Sunday, January 3, 2010

I holla for Challah

So, I was all set to make the Anadama bread today from the BBA, but to my surprise, that's a 2 day I started sorting through the book, and, aha!  Challah!

I really need to buy instant yeast, which I could never find at the store, until I recently read online that it's the same as rapid rise yeast (someone correct me if I'm wrong), so I'll buy some when I go to the store tomorrow because this book calls for instant yeast in every recipe and my yeast just didn't do a good job of rising today.

No matter, the bread was pretty simple to make, although I messed up the braiding somehow, but I have a feeling it will make some amazing french toast!

Awesome site

So I have a problem...I love cooking, and when I find a recipe I think I'd like, I can't wait to try it.  My only issue is that most recipes serve 4 people (or 6 or 8, etc) and me, I don't like leftovers all that much, and since it's just me 98% of the time, well, you can see my dilemma.

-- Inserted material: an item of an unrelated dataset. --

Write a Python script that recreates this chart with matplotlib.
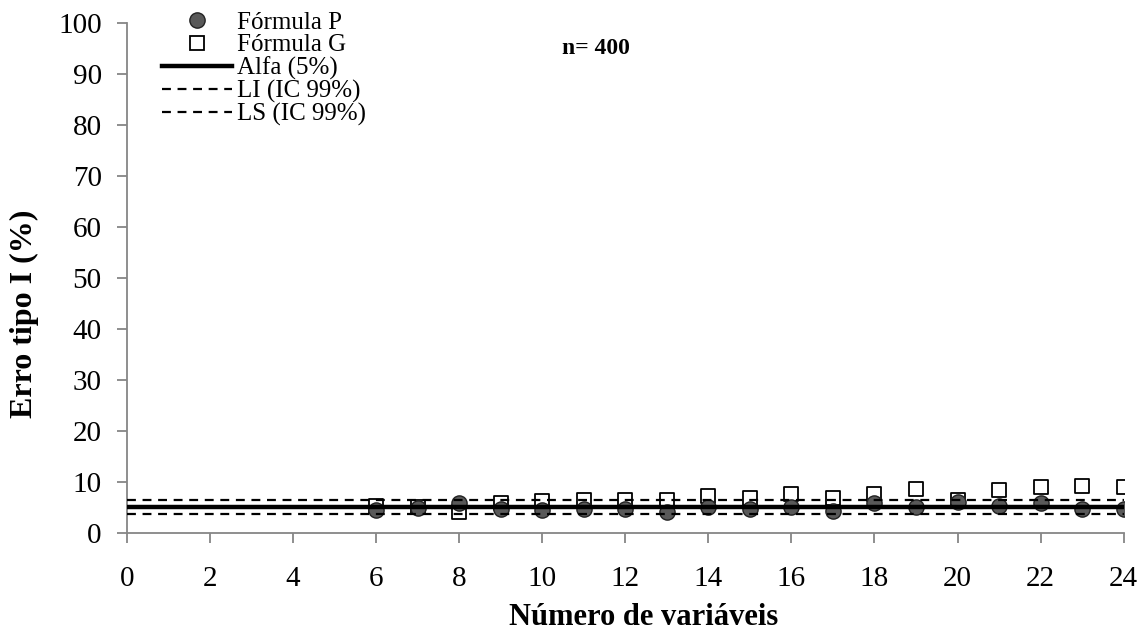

I just stumbled across this awesome site from Fruit From Washington, it's a recipe ingredient conversion calculator.  What is especially nice about this one is you input the original recipe/measurements and select the new number of servings and it calculates everything for you.  Super convenient!  I just used it to make shrimp newburg and it seems like everything was okay!